Okay, back today with another recommendation from Jo Walton at Tor.com. Alexei Panshin burst onto the science fiction scene with four books published in 1968 and 1969 and then has done very little novel-length since them. One of those books in that initial explosion was Rite of Passage, which garnered both the Hugo AND Nebula Awards. And I was sure I'd read it back in high school.
I hadn't, a fact made absolutely clear by Walton's review. So, I put it on the stack to get to and about three weeks later, it reached the top. And it's absolutely easy to see why it won all the awards.
Okay, quick precis. Young girl living on a spaceship in the future where needs are few and lives long, reaches the age where the ship's routine forces her to undergo the rites of passage from youth to adult. In the rigorously population-controlled society of the ship, there's a little of the survival of the fittest approach to keeping the numbers down in their idyllic society. So, the kids have to spend a month dirt-side, living on often hostile planets before earning their societal rights as an adult. The kids are trained in riding, woodsmanship and fighting. That training, a horse, a bedroll, a tent, some rations and a raygun is all they get to survive the wilds they get dumped in.
Alone.
When our heroine, Mia, goes through her trial, she quickly loses the one other piece of equipment she's been given. The call-home device. Without it, she has no chance to getting the pickup at the end of the month, even if she's hale and hearty. So, despite a disinclination to do so, she teams up with another of her trial mates (in every sense of the word) and recovers the device he'd lost too, in time to be picked up.
Of course, she learns a lot about herself and about her attitudes while doing this. She really does grow up and there's no question she will make a positive contribution in ship society in the future. A future Panshin never outlined. Oh well.
What I've described to this point actually only takes about the last third of the book. Panshin does a superlative job of outlining the society on the ship and how it came to be in the millennia leading up to the events in the book. Panshin was obviously worried at the point of this book's writing about out of control population growth. This book was a clarion call to that potential disaster. There are signs his worries, while legitimate, have been abated in the 40 years plus since, as there are signs that growth has slowed waaaaaaay down. Some countries are actually experiencing negative growth at this point.

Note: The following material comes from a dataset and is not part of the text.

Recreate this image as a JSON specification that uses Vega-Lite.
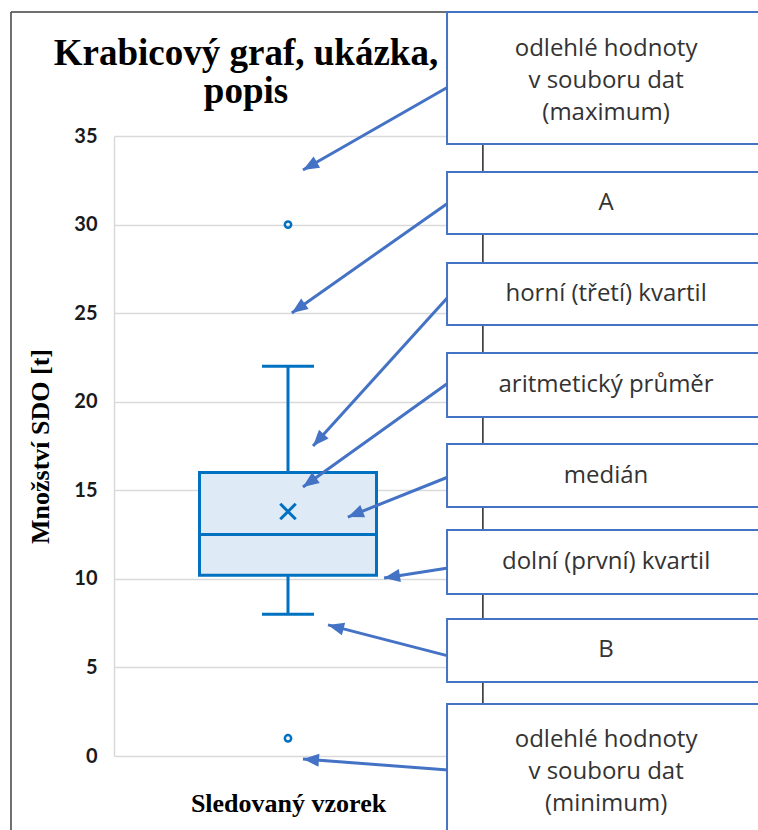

Regardless of the politics of population growth, Panshin has a delightful way of setting up the reader. Right off the bat, Mia says she's pretty sure of the main facts of this book. She sdmits that some of the stuff, she's forgotten exactly what happened and who said what. So, she says she's going to make up stuff to get around those parts. It's all done with tongue in cheek by Panshin and adds immensely to the book's charm.
It's a GREAT book, very recommended to teenagers (boys and girls alike). Hey, don't just take MY recommendation. There were two learned selection committees who agreed with me. Back in the day.